Her fascinating life story has been now brought to the stage by actor/singer/choreographer Maurice Hines, a legend in his own right, who directs the show and reveals Ella’s rise to stardom through the voice of singer Freda Payne. Payne’s remarkable portrayal convincingly and elegantly captures the immortality of America’s jazz legend.

 

Freda Payne was Hines’ first choice to play Ella Fitzgerald

When “Ella: The First Lady of Song” opens at the Delaware Theatre Company on April 18th, theatre guests will be transported to nightclub where ‘Ella’ bellows familiar melodies and commands their attention. The show then takes a look back, beginning with her childhood struggles of living with abuse and her time on the streets through her career as the preeminent jazz singer of her time. 

Maurice Hines shares with us his pride and inspiration for conceiving of this tribute to an African-American icon.

Q: What was your first interaction with ELLA? Did you work with her? 

Maurice Hines: Yes, my brother Gregory, my father, and I performed with the great Ella Fitzgerald at The Flamingo Hotel in Las Vegas, Nevada twice.

Q: What in particular inspired you to tell her story? What about her voice and music caught your ear?

Hines: Everything about Ella, both personally and professionally, inspired me to say ‘thank you’ to her for sharing her monumental gift as the greatest singer I’ve ever heard. That’s why I’m directing this show.

Q: Your happiness is contagious when you perform. It’s clear you’re home on stage. What excites you about being a director? Are there any challenges? 

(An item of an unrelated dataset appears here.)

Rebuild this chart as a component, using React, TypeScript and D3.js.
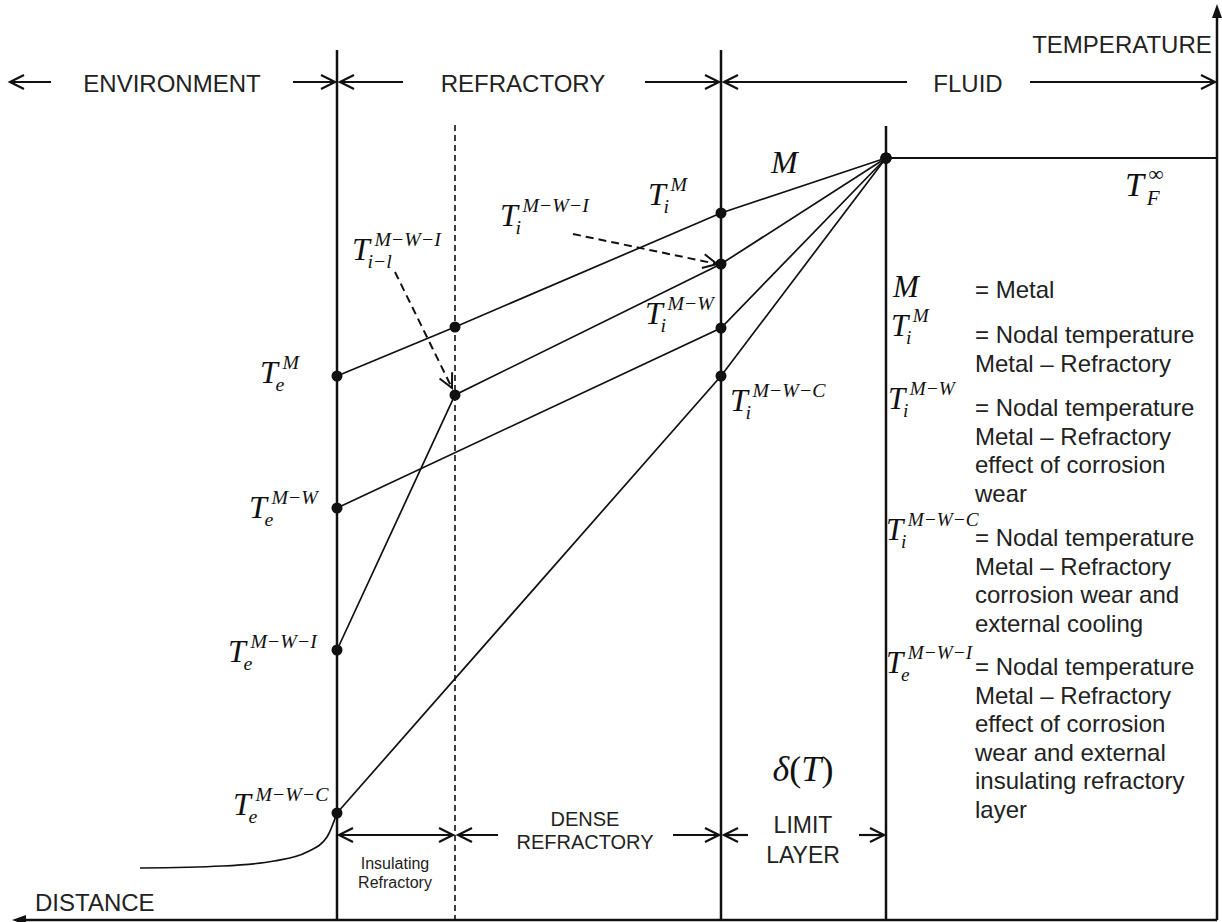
import React from 'react';
import * as d3 from 'd3';

// distance along the wall (left = outside), temperature upward
const layerBounds = [
  { name: 'outer', d: 325 },
  { name: 'insulation', d: 443 },
  { name: 'inner', d: 709 },
  { name: 'limit', d: 874 },
];
const fluidTemp = 762;

// nodal temperatures at outer face, insulation interface, inner face
const profiles = [
  { key: 'M', temps: [544, 593, 707] },
  { key: 'M-W-I', temps: [270, 525, 656] },
  { key: 'M-W', temps: [412, null, 592] },
  { key: 'M-W-C', temps: [107, null, 544] },
];

// external cooling curve in environment
const coolingCurve = [
  [128, 52], [210, 54], [262, 59], [295, 68], [315, 83], [325, 107],
];

const zoneLabels = ['ENVIRONMENT', 'REFRACTORY', 'FLUID'];
const bottomLabels = [['Insulating', 'Refractory'], ['DENSE', 'REFRACTORY'], ['LIMIT', 'LAYER']];

const legendBlocks = [
  { sym: 'M', sub: '', sup: '', lines: ['= Metal'] },
  { sym: 'T', sub: 'i', sup: 'M', lines: ['= Nodal temperature', 'Metal – Refractory'] },
  { sym: 'T', sub: 'i', sup: 'M−W', lines: ['= Nodal temperature', 'Metal – Refractory', 'effect of corrosion', 'wear'] },
  { sym: 'T', sub: 'i', sup: 'M−W−C', lines: ['= Nodal temperature', 'Metal – Refractory', 'corrosion wear and', 'external cooling'] },
  { sym: 'T', sub: 'e', sup: 'M−W−I', lines: ['= Nodal temperature', 'Metal – Refractory', 'effect of corrosion', 'wear and external', 'insulating refractory', 'layer'] },
];

const W = 1222;
const H = 922;
const x = d3.scaleLinear().domain([0, 1205]).range([12, 1217]);
const y = d3.scaleLinear().domain([0, 915]).range([920, 5]);

const SERIF = "'Liberation Serif', 'Times New Roman', serif";
const SANS = "'Liberation Sans', Arial, sans-serif";
const INK = '#111';

const TLabel = ({ x, y, sub, sup, size = 32, sym = 'T', subDx = 0.42 }: any) => {
  const s = size * 0.62;
  return (
    <g fontFamily={SERIF} fontStyle="italic" fill={INK}>
      <text x={x - 2} y={y} fontSize={size}>{sym}</text>
      {sub && <text x={x + size * subDx} y={y + size * 0.26} fontSize={s}>{sub}</text>}
      {sup && <text x={x + size * 0.64} y={y - size * 0.44} fontSize={s}>{sup}</text>}
    </g>
  );
};

const chevron = (px: number, py: number, dir: number, len = 14, hw = 7) =>
  `M${px - dir * len},${py - hw}L${px},${py}L${px - dir * len},${py + hw}`;

const HArrow = ({ x1, x2, y, start, end }: any) => (
  <g stroke={INK} strokeWidth={2.2} fill="none">
    <line x1={x1} x2={x2} y1={y} y2={y} />
    {start && <path d={chevron(x1, y, -1)} />}
    {end && <path d={chevron(x2, y, 1)} />}
  </g>
);

const DashArrow = ({ x1, y1, x2, y2 }: any) => {
  const a = Math.atan2(y2 - y1, x2 - x1);
  const len = 14, hw = 7;
  const bx = x2 - Math.cos(a) * len, by = y2 - Math.sin(a) * len;
  const nx = -Math.sin(a) * hw, ny = Math.cos(a) * hw;
  return (
    <g stroke={INK} strokeWidth={2} fill="none">
      <line x1={x1} y1={y1} x2={x2} y2={y2} strokeDasharray="8,5" />
      <path d={`M${bx + nx},${by + ny}L${x2},${y2}L${bx - nx},${by - ny}`} />
    </g>
  );
};

export default function App() {
  const [outer, ins, inner, limit] = layerBounds.map((b) => x(b.d));
  const apex: [number, number] = [limit, y(fluidTemp)];
  const bx = [layerBounds[0].d, layerBounds[1].d, layerBounds[2].d];

  const line = d3.line<[number, number]>().x((d) => d[0]).y((d) => d[1]);
  const curve = d3
    .line<number[]>()
    .x((d) => x(d[0]))
    .y((d) => y(d[1]))
    .curve(d3.curveMonotoneX);

  const profilePts = profiles.map((p) => {
    const pts: [number, number][] = [];
    p.temps.forEach((t, i) => {
      if (t != null) pts.push([x(bx[i]), y(t)]);
    });
    pts.push(apex);
    return pts;
  });

  const axisY = y(0);
  const axisX = x(1205);
  const topY = 82;
  const botY = 835;

  return (
    <svg width={W} height={H} style={{ position: 'absolute', left: 0, top: 0, background: '#fff' }}>
      {/* axes */}
      <g stroke={INK} strokeWidth={2.5}>
        <line x1={20} x2={axisX} y1={axisY} y2={axisY} />
        <line x1={axisX} x2={axisX} y1={14} y2={axisY} />
      </g>
      <path d={`M12,${axisY}L26,${axisY - 5}L26,${axisY + 5}Z`} fill={INK} />
      <path d={`M${axisX},4L${axisX - 5},18L${axisX + 5},18Z`} fill={INK} />

      {/* layer boundaries */}
      <g stroke={INK} strokeWidth={2.5}>
        <line x1={outer} x2={outer} y1={50} y2={axisY} />
        <line x1={inner} x2={inner} y1={50} y2={axisY} />
        <line x1={limit} x2={limit} y1={126} y2={axisY} />
      </g>
      <line x1={ins} x2={ins} y1={125} y2={axisY} stroke={INK} strokeWidth={1.6} strokeDasharray="6,4" />

      {/* fluid temperature */}
      <line x1={limit} x2={axisX} y1={apex[1]} y2={apex[1]} stroke={INK} strokeWidth={2} />

      {/* temperature profiles */}
      <g fill="none" stroke={INK} strokeWidth={1.7}>
        {profilePts.map((pts, i) => (
          <path key={i} d={line(pts) || ''} />
        ))}
        <path d={curve(coolingCurve) || ''} />
      </g>
      <g fill={INK}>
        {profilePts.flat().map((p, i) => (
          <circle key={i} cx={p[0]} cy={p[1]} r={5.5} />
        ))}
      </g>

      {/* top zone arrows */}
      <HArrow x1={10} x2={51} y={topY} start />
      <HArrow x1={293} x2={outer - 2} y={topY} end />
      <HArrow x1={outer + 3} x2={403} y={topY} start />
      <HArrow x1={645} x2={inner - 2} y={topY} end />
      <HArrow x1={inner + 3} x2={907} y={topY} start />
      <HArrow x1={1030} x2={axisX - 2} y={topY} end />
      <g fontFamily={SANS} fontSize={24} fill="#222" textAnchor="middle">
        <text x={172} y={92}>{zoneLabels[0]}</text>
        <text x={523} y={92}>{zoneLabels[1]}</text>
        <text x={968} y={92}>{zoneLabels[2]}</text>
        <text x={1122} y={53}>TEMPERATURE</text>
        <text x={35} y={911} textAnchor="start">DISTANCE</text>
      </g>

      {/* bottom layer arrows */}
      <HArrow x1={outer + 2} x2={ins - 2} y={botY} start end />
      <HArrow x1={ins + 3} x2={498} y={botY} start />
      <HArrow x1={673} x2={inner - 2} y={botY} end />
      <HArrow x1={inner + 3} x2={748} y={botY} start />
      <HArrow x1={859} x2={limit - 2} y={botY} end />
      <g fontFamily={SANS} fill="#222" textAnchor="middle">
        <text x={395} y={869} fontSize={16}>{bottomLabels[0][0]}</text>
        <text x={395} y={888} fontSize={16}>{bottomLabels[0][1]}</text>
        <text x={585} y={826} fontSize={20}>{bottomLabels[1][0]}</text>
        <text x={585} y={849} fontSize={20}>{bottomLabels[1][1]}</text>
        <text x={803} y={833} fontSize={23}>{bottomLabels[2][0]}</text>
        <text x={803} y={863} fontSize={23}>{bottomLabels[2][1]}</text>
      </g>
      <text x={803} y={781} fontFamily={SERIF} fontSize={36} textAnchor="middle" fill={INK}>
        <tspan fontStyle="italic">δ</tspan>(<tspan fontStyle="italic">T</tspan>)
      </text>

      {/* dashed pointers */}
      <DashArrow x1={395} y1={272} x2={452} y2={388} />
      <DashArrow x1={573} y1={234} x2={717} y2={264} />

      {/* node labels */}
      <TLabel x={262} y={383} sub="e" sup="M" />
      <TLabel x={251} y={518} sub="e" sup="M−W" />
      <TLabel x={230} y={662} sub="e" sup="M−W−I" />
      <TLabel x={235} y={815} sub="e" sup="M−W−C" />
      <TLabel x={354} y={260} sub="i−l" sup="M−W−I" />
      <TLabel x={502} y={226} sub="i" sup="M−W−I" />
      <TLabel x={650} y={205} sub="i" sup="M" />
      <TLabel x={647} y={324} sub="i" sup="M−W" />
      <TLabel x={732} y={411} sub="i" sup="M−W−C" />
      <TLabel x={1127} y={196} sub="F" sup="∞" size={34} subDx={0.58} />
      <TLabel x={773} y={173} sym="M" size={32} />

      {/* legend */}
      {legendBlocks.map((b, i) => {
        const tops = [298, 343, 416, 546, 675];
        const symY = [297, 336, 409, 540, 673];
        const symX = [895, 893, 890, 888, 888];
        return (
          <g key={i}>
            <TLabel x={symX[i]} y={symY[i]} sym={b.sym} sub={b.sub} sup={b.sup} size={31} />
            <g fontFamily={SANS} fontSize={24} fill="#222">
              {b.lines.map((l, j) => (
                <text key={j} x={975} y={tops[i] + j * 28.6}>{l}</text>
              ))}
            </g>
          </g>
        );
      })}
    </svg>
  );
}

Hines: I love directing as long as it’s a project that excites me to the degree that my creativity is effortless, and I’m inspired by the subject. Just saying the great ‘Ella Fitzgerald’ name, and all of my talents come forward to pay my love and respect to the wonderful lady I knew so well.

I’m so grateful for this opportunity to thank her for being so wonderful to my family when we worked with her. Truly, one of the great moments in my life, in and out of show business, was being in the presence of genuine greatness! Ella you’re just the best!

Freda Payne and Ella Fitzgerald both auditioned as dancers early in their careers. Later they both became stars of song.

Q: Why did you choose DTC and/or Wilmington for the telling of ELLA’s story? 

Hines: I chose DTC for the Ella Fitzgerald bio/musical for two reasons. The first is Bud Martin as the Executive Director of DTC, and, having performed my own show Tappin’ Thru Life, I knew Ella would receive a first-class production. Bud’s whole team are not only totally professional, but they’re also unbelievably creative and contribute fantastic suggestions on how Ella’s story will come alive on the wonderful DTC stage.

Last but not least are the DTC audiences. Having experience their love for the theatre first hand and having worked with Ella myself with my brother Gregory and my father, I know she would be proud that her life will be produced by a theatre that has the class that she always exemplified. I feel honored and proud to direct the wonderful Freda Payne in Ella Fitzgerald: First Lady of Song at the—I’ll say it again—fabulous Delaware Theatre Company for the fabulous Delaware Theatre Company audiences, and—of course—the fabulous Bud Martin. I’m gonna have a ball!